What is Intel TDX and Why Does It Matter?

Intel TDX is a next-generation technology that enhances cloud security by allowing for the hardware-based isolation of entire virtual machines (VMs). This isolated environment is called a Trust Domain (TD). Essentially, a TD acts as a secure container for a VM, protecting its memory and CPU state from any unauthorized access from outside the domain.

This is a monumental step forward for cloud security. It means that even if the hypervisor—the software that creates and runs virtual machines—or other privileged system software is compromised, the data and code running inside the Trust Domain remain confidential and unmodified.

Key Security Features of Intel TDX

Intel TDX provides a multi-layered defense to create a truly secure computing environment. Its core strengths lie in three main areas:

  • Complete Virtual Machine Isolation: Unlike previous technologies that focused on protecting specific portions of an application, TDX is designed to isolate an entire virtual machine. This allows businesses to migrate existing, unmodified applications and operating systems to a confidential environment. This “lift-and-shift” capability significantly lowers the barrier to adopting confidential computing for legacy workloads.
  • Hardware-Enforced Memory Protection: At the heart of TDX is its ability to encrypt and protect the integrity of the VM’s memory. All data belonging to a Trust Domain is automatically encrypted by the CPU before it is written to memory. Any attempt by unauthorized software (like a malicious hypervisor) to read or tamper with this memory will only access encrypted, unintelligible data.
  • Remote Attestation: This is perhaps the most critical feature for building trust. Remote attestation is a cryptographic process that allows a user to verify that their virtual machine is running within a genuine and secure Intel TDX environment before any sensitive data is transmitted to it. This provides verifiable proof that the protections are active and that the environment has not been tampered with, creating a hardware-based root of trust.

The Evolution from SGX to TDX

To understand the significance of TDX, it’s helpful to compare it to its predecessor, Intel Software Guard Extensions (SGX). SGX was a pioneering technology that allowed developers to create secure “enclaves” for specific pieces of code and data within an application.

While powerful, SGX required developers to rewrite and restructure their applications to fit the enclave model. TDX represents a major evolution by shifting the boundary of protection from the application level to the entire virtual machine. This makes confidential computing far more accessible and practical for a much broader range of use cases, as organizations can protect entire workloads without extensive software re-engineering.

Actionable Security: Who Benefits from TDX?

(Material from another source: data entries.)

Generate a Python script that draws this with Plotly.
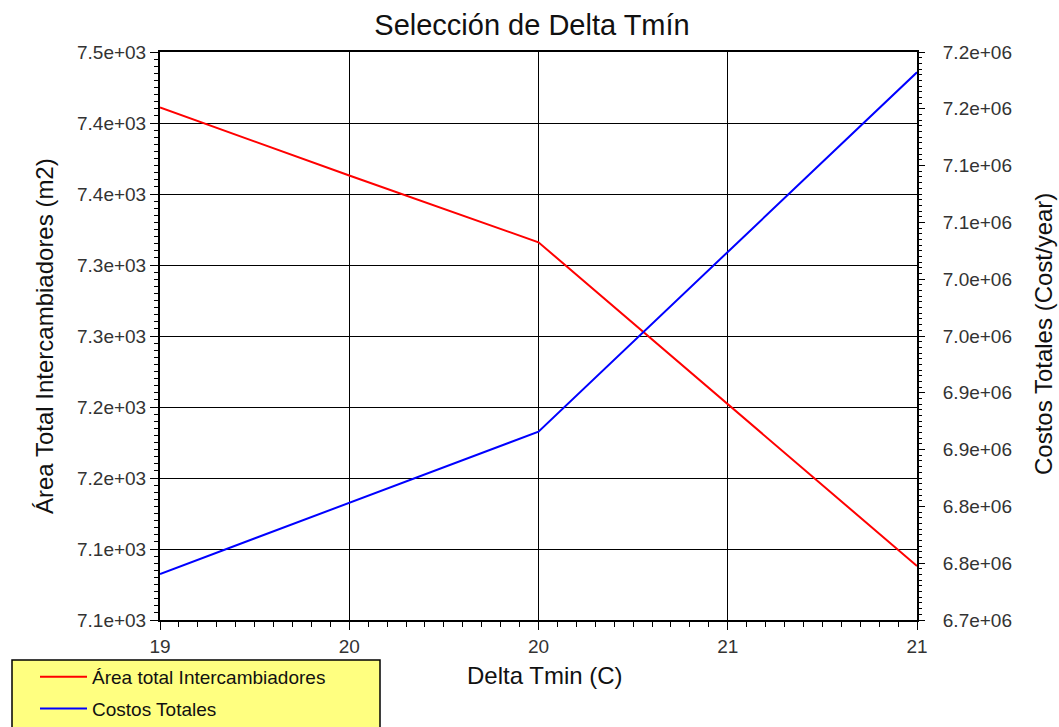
import plotly.graph_objects as go

# ---- data ----
delta_tmin = [19, 19.5, 20, 20.5, 21]
area_total = [7411, 7363, 7316, 7202, 7088]
costos_totales = [6.7405e6, 6.8030e6, 6.8658e6, 7.0240e6, 7.1821e6]

x_tickvals = [19, 19.5, 20, 20.5, 21]
x_ticktext = ["19", "20", "20", "21", "21"]
y1_tickvals = [7050, 7100, 7150, 7200, 7250, 7300, 7350, 7400, 7450]
y1_ticktext = ["7.1e+03", "7.1e+03", "7.2e+03", "7.2e+03", "7.3e+03",
               "7.3e+03", "7.4e+03", "7.4e+03", "7.5e+03"]
y2_tickvals = [6.70e6, 6.75e6, 6.80e6, 6.85e6, 6.90e6, 6.95e6,
               7.00e6, 7.05e6, 7.10e6, 7.15e6, 7.20e6]
y2_ticktext = ["6.7e+06", "6.8e+06", "6.8e+06", "6.9e+06", "6.9e+06", "7.0e+06",
               "7.0e+06", "7.1e+06", "7.1e+06", "7.2e+06", "7.2e+06"]

FONT = "Liberation Sans, Arial, sans-serif"
TICKCOL = "#333333"

W, H = 1059, 727
L, R, T, B = 160, 917, 52, 620
PW, PH = R - L, B - T


def px(xp):
    return (xp - L) / PW


def py(yp):
    return (B - yp) / PH


fig = go.Figure()
fig.add_trace(go.Scatter(
    x=delta_tmin, y=area_total, mode="lines",
    name="Área total Intercambiadores", legendgroup="a",
    line=dict(color="#FF0000", width=2), yaxis="y"))
fig.add_trace(go.Scatter(
    x=delta_tmin, y=costos_totales, mode="lines",
    name="Costos Totales", legendgroup="b",
    line=dict(color="#0000FF", width=2), yaxis="y2"))

fig.update_layout(
    width=W, height=H,
    margin=dict(l=L, r=W - R, t=T, b=H - B, pad=0, autoexpand=False),
    paper_bgcolor="white", plot_bgcolor="white",
    font=dict(family=FONT, color="#111111"),
    title=dict(text="Selección de Delta Tmín", x=px(532), xref="paper",
               xanchor="center", y=1 - 25 / H, yref="container",
               yanchor="middle", font=dict(size=29, color="#111111", family=FONT)),
    xaxis=dict(
        range=[19, 21], tickmode="array", tickvals=x_tickvals, ticktext=x_ticktext,
        showgrid=True, gridcolor="#000000", gridwidth=1,
        showline=True, linecolor="#000000", linewidth=2, mirror=True,
        ticks="outside", ticklen=8, tickcolor="#000000", tickwidth=1,
        minor=dict(tickmode="linear", tick0=19, dtick=0.05, ticks="outside",
                   ticklen=5, tickcolor="#000000", showgrid=False),
        tickfont=dict(size=19, color=TICKCOL, family=FONT),
        zeroline=False,
    ),
    yaxis=dict(
        range=[7050, 7450], tickmode="array", tickvals=y1_tickvals, ticktext=y1_ticktext,
        showgrid=True, gridcolor="#000000", gridwidth=1,
        showline=True, linecolor="#000000", linewidth=2,
        ticks="outside", ticklen=8, tickcolor="#000000", tickwidth=1,
        minor=dict(tickmode="linear", tick0=7050, dtick=5, ticks="outside",
                   ticklen=4, tickcolor="#000000", showgrid=False),
        tickfont=dict(size=19, color=TICKCOL, family=FONT),
        zeroline=False,
    ),
    yaxis2=dict(
        range=[6.70e6, 7.20e6], overlaying="y", side="right",
        tickmode="array", tickvals=y2_tickvals, ticktext=y2_ticktext,
        showgrid=False, showline=True, linecolor="#000000", linewidth=2,
        ticks="outside", ticklen=6, tickcolor="#000000", tickwidth=1,
        ticklabelstandoff=14,
        minor=dict(tickmode="linear", tick0=6.70e6, dtick=5000, ticks="outside",
                   ticklen=3, tickcolor="#000000", showgrid=False),
        tickfont=dict(size=19, color=TICKCOL, family=FONT),
        zeroline=False,
    ),
    showlegend=True,
    legend=dict(x=px(35), y=py(658), xanchor="left", yanchor="top",
                bgcolor="rgba(0,0,0,0)", borderwidth=0,
                font=dict(size=19, color="#111111", family=FONT),
                itemwidth=47, tracegroupgap=4),
    shapes=[dict(type="rect", xref="paper", yref="paper",
                 x0=px(12), x1=px(380), y0=py(735), y1=py(660),
                 fillcolor="#FFFF80", line=dict(color="#000000", width=1.5),
                 layer="below")],
    annotations=[
        dict(text="Delta Tmin (C)", x=px(545), y=py(675), xref="paper", yref="paper",
             showarrow=False, xanchor="center", yanchor="middle",
             font=dict(size=24, color="#111111", family=FONT)),
        dict(text="Área Total Intercambiadores (m2)", x=px(44), y=py(336),
             xref="paper", yref="paper", showarrow=False, textangle=-90,
             xanchor="center", yanchor="middle",
             font=dict(size=24, color="#111111", family=FONT)),
        dict(text="Costos Totales (Cost/year)", x=px(1043), y=py(334),
             xref="paper", yref="paper", showarrow=False, textangle=-90,
             xanchor="center", yanchor="middle",
             font=dict(size=24, color="#111111", family=FONT)),
    ],
)

fig.write_html("out.html")
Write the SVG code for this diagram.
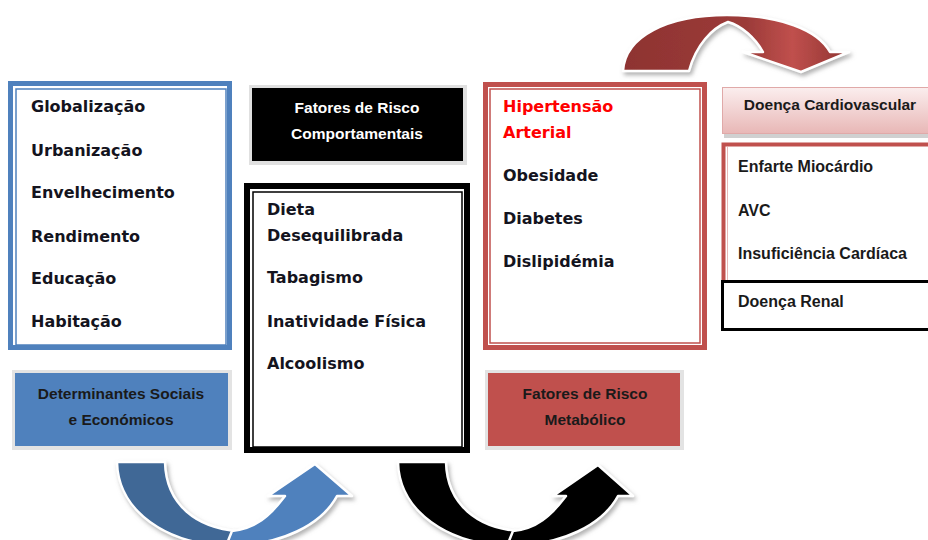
<svg xmlns="http://www.w3.org/2000/svg" width="928" height="540" viewBox="0 0 928 540">
<style>
.item{font-family:"DejaVu Sans",Verdana,sans-serif;font-weight:bold;font-size:16px;fill:#14141e}
.red{fill:#ff0000}
.hdr{font-family:"Liberation Sans",Arial,sans-serif;font-weight:bold;font-size:15.5px;text-anchor:middle;fill:#1a1a1a}
.hdrw{fill:#ffffff}
.it2{font-family:"Liberation Sans",Arial,sans-serif;font-weight:bold;font-size:16px;fill:#1a1a1a}
.arrow{stroke:#ffffff;stroke-width:2.5;stroke-linejoin:round;filter:url(#sh)}
</style>
<defs>
<filter id="sh" x="-20%" y="-20%" width="140%" height="140%">
<feDropShadow dx="2" dy="3" stdDeviation="2" flood-color="#7f7f7f" flood-opacity="0.6"/>
</filter>
<linearGradient id="pink" x1="0" y1="0" x2="0" y2="1">
<stop offset="0" stop-color="#fbeeee"/>
<stop offset="1" stop-color="#e8b7b6"/>
</linearGradient>
<linearGradient id="redArr" x1="0" y1="0" x2="1" y2="0">
<stop offset="0" stop-color="#8e3331"/>
<stop offset="0.55" stop-color="#9c3b39"/>
<stop offset="0.75" stop-color="#c0504d"/>
<stop offset="1" stop-color="#8e3331"/>
</linearGradient>
</defs>

<g id="connectors">
<g id="arrow-blue">
<path class="arrow" fill="#3f6796" d="M117,462 C118,510 165,546 234,546 L238,531 C197,528 166,505 165,462 Z"/>
<path class="arrow" fill="#4f81bd" d="M226,546 C282,546 322,524 337,496 L352,496 L315,464 L268,496 L285,496 C270,516 255,529 232,531 Z"/>
</g>
<g id="arrow-black">
<path class="arrow" fill="#000000" d="M398,462 C399,510 446,546 515,546 L519,531 C478,528 447,505 446,462 Z"/>
<path class="arrow" fill="#000000" d="M507,546 C563,546 603,524 618,496 L633,496 L598,465 L553,496 L566,496 C551,516 536,529 513,531 Z"/>
</g>
<g id="arrow-red">
<path class="arrow" fill="url(#redArr)" d="M623,71 C625,36 668,15 727,15 C780,15 818,30 830,52 L849,52 L801,72 L743,52 L763,52 C755,38 742,26 728,22 C712,28 696,45 689,71 Z"/>
</g>
</g>

<g id="node-social-list">
<rect x="10.5" y="83.5" width="219" height="264" fill="#ffffff" stroke="#4f81bd" stroke-width="5"/>
<rect x="16" y="89" width="210" height="256" fill="none" stroke="#4f81bd" stroke-width="1.5"/>
<text class="item" x="31" y="112">Globalização</text>
<text class="item" x="31" y="156">Urbanização</text>
<text class="item" x="31" y="198">Envelhecimento</text>
<text class="item" x="31" y="242">Rendimento</text>
<text class="item" x="31" y="284">Educação</text>
<text class="item" x="31" y="327">Habitação</text>
</g>

<g id="node-social-header">
<rect x="12" y="370" width="220" height="80" fill="#e3e3e3"/>
<rect x="15" y="373" width="213" height="73" fill="#4f81bd"/>
<text class="hdr" x="121" y="399">Determinantes Sociais</text>
<text class="hdr" x="121" y="425">e Económicos</text>
</g>

<g id="node-behav-header">
<rect x="249" y="85" width="218" height="80" fill="#e0e0e0"/>
<rect x="252" y="88" width="211" height="73" fill="#000000"/>
<text class="hdr hdrw" x="357" y="113">Fatores de Risco</text>
<text class="hdr hdrw" x="357" y="139">Comportamentais</text>
</g>

<g id="node-behav-list">
<rect x="247" y="186" width="220" height="264" fill="#ffffff" stroke="#000000" stroke-width="6"/>
<rect x="253" y="192" width="209" height="255" fill="none" stroke="#000000" stroke-width="1.5"/>
<text class="item" x="267" y="215">Dieta</text>
<text class="item" x="267" y="241">Desequilibrada</text>
<text class="item" x="267" y="283">Tabagismo</text>
<text class="item" x="267" y="327">Inatividade Física</text>
<text class="item" x="267" y="369">Alcoolismo</text>
</g>

<g id="node-metab-list">
<rect x="485.5" y="84.5" width="219" height="263" fill="#ffffff" stroke="#c0504d" stroke-width="5"/>
<rect x="490" y="89" width="210" height="254" fill="none" stroke="#c0504d" stroke-width="1.5"/>
<text class="item red" x="503" y="112">Hipertensão</text>
<text class="item red" x="503" y="138">Arterial</text>
<text class="item" x="503" y="181">Obesidade</text>
<text class="item" x="503" y="224">Diabetes</text>
<text class="item" x="503" y="267">Dislipidémia</text>
</g>

<g id="node-metab-header">
<rect x="485" y="370" width="199" height="80" fill="#e3e3e3"/>
<rect x="488" y="373" width="192" height="73" fill="#c0504d"/>
<text class="hdr" x="585" y="399">Fatores de Risco</text>
<text class="hdr" x="585" y="425">Metabólico</text>
</g>

<g id="node-cv-header">
<rect x="724" y="90" width="220" height="48" fill="#d0d0d0"/>
<rect x="722.5" y="87.5" width="220" height="46" fill="url(#pink)" stroke="#e0a9a8" stroke-width="1"/>
<text class="hdr" x="830" y="110">Doença Cardiovascular</text>
</g>

<g id="node-cv-list">
<rect x="723.5" y="144.5" width="220" height="140" fill="#ffffff" stroke="#c0504d" stroke-width="4"/>
<line x1="727.5" y1="147" x2="727.5" y2="282" stroke="#e6b9b8" stroke-width="1"/>
<text class="it2" x="738" y="172">Enfarte Miocárdio</text>
<text class="it2" x="738" y="216">AVC</text>
<text class="it2" x="738" y="259">Insuficiência Cardíaca</text>
</g>

<g id="node-renal">
<rect x="722.5" y="281.5" width="220" height="48" fill="#ffffff" stroke="#000000" stroke-width="3"/>
<text class="it2" x="738" y="307">Doença Renal</text>
</g>
</svg>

The implications of Intel TDX are far-reaching, particularly for industries that handle highly sensitive information. Key use cases include:

  • Multi-Party Data Collaboration: Organizations can pool and analyze sensitive datasets (e.g., in healthcare or finance) without revealing their raw data to each other or the cloud provider.
  • Protecting Intellectual Property: Companies can run proprietary algorithms and process sensitive business logic in the cloud with confidence that their IP is shielded from a compromised infrastructure.
  • Meeting Strict Regulatory Compliance: For industries like banking and government, TDX provides a powerful tool to meet data residency and confidentiality requirements, even when using public cloud infrastructure.

Security Tip: When evaluating cloud service providers, inquire specifically about their support for confidential computing virtual machines powered by Intel TDX. Ensure they provide a robust and easy-to-use remote attestation service, as this is your mechanism for verifying the integrity of your secure environment.

In conclusion, Intel TDX is not just an incremental update; it is a transformative technology that makes robust, hardware-enforced security more practical and accessible than ever before. By providing full VM isolation, it closes the final gap in the data protection lifecycle, empowering organizations to migrate their most sensitive workloads to the cloud with an unprecedented level of confidence and control.